What you need to do
Every line of the data that contains the string "matplotlib" must be copied.

Supplied data
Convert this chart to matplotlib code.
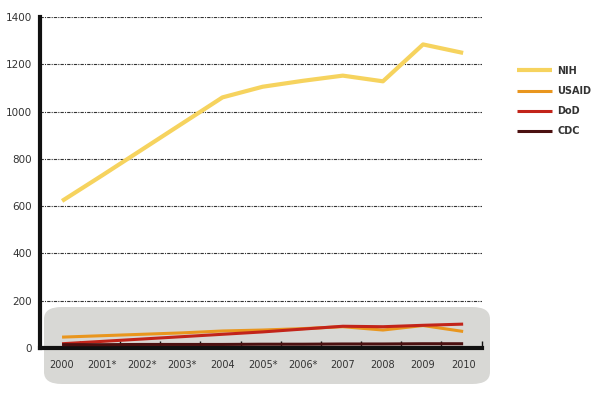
import matplotlib.pyplot as plt
from matplotlib.patches import FancyBboxPatch
import numpy as np

# Funding by agency, 2000-2010
years = ["2000", "2001*", "2002*", "2003*", "2004", "2005*", "2006*",
         "2007", "2008", "2009", "2010"]
nih = [622, 730, 840, 950, 1060, 1105, 1130, 1152, 1128, 1284, 1248]
usaid = [46, 52, 58, 64, 72, 76, 82, 90, 76, 95, 70]
dod = [18, 28, 38, 48, 58, 68, 80, 92, 90, 96, 101]
cdc = [14, 14, 15, 15, 15, 16, 16, 17, 17, 18, 18]

series = [("NIH", nih, "#F6D35E", 3.0),
          ("USAID", usaid, "#E9961E", 2.2),
          ("DoD", dod, "#C2241A", 2.2),
          ("CDC", cdc, "#4B1010", 2.2)]

plt.rcParams['font.family'] = ['DejaVu Sans']

fig = plt.figure(figsize=(5.92, 3.99), dpi=100)
ax = fig.add_axes([40 / 592, 1 - 348 / 399, 442 / 592, 331 / 399])
ax.set_facecolor("none")
ax.set_zorder(2)

# grey rounded band behind the bottom of the chart
band = FancyBboxPatch((44 / 592, 1 - 384 / 399), 446 / 592, 77 / 399,
                      boxstyle="round,pad=0,rounding_size=0.03",
                      transform=fig.transFigure, facecolor="#D8D8D5",
                      edgecolor="none", zorder=-1)
fig.patches.append(band)

x = np.arange(len(years))
for name, vals, color, lw in series:
    ax.plot(x, vals, color=color, lw=lw, label=name, solid_capstyle="butt", zorder=3)

ax.set_xlim(-0.55, 10.47)
ax.set_ylim(0, 1400)
ax.set_yticks(np.arange(0, 1401, 200))
ax.set_xticks(x)
ax.set_xticklabels(years)
ax.set_xticks(list(x[:-1] + 0.45) + [10.47], minor=True)

for v in range(200, 1401, 200):
    ax.axhline(v, color="#333333", lw=0.8, ls=(0, (3, 1, 1, 1)), zorder=1)

for s in ["top", "right"]:
    ax.spines[s].set_visible(False)
ax.spines["left"].set_linewidth(3)
ax.spines["bottom"].set_linewidth(3)
ax.spines["left"].set_color("#111111")
ax.spines["bottom"].set_color("#111111")

ax.tick_params(axis="y", length=0, pad=6, labelsize=7.5, labelcolor="#333333")
ax.tick_params(axis="x", which="major", length=0, pad=9, labelsize=7,
               labelcolor="#333333")
ax.tick_params(axis="x", which="minor", direction="in", length=5, width=1,
               color="#111111")

leg = ax.legend(loc="upper left", bbox_to_anchor=(508 / 592, 1 - 57 / 399),
                bbox_transform=fig.transFigure, frameon=False, fontsize=7,
                handlelength=3.6, labelspacing=1.05, handletextpad=0.6)
for t in leg.get_texts():
    t.set_fontweight("bold")
    t.set_color("#333333")

fig.savefig("out.png", dpi=100)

Response to the task
Convert this chart to matplotlib code.
import matplotlib.pyplot as plt
from matplotlib.patches import FancyBboxPatch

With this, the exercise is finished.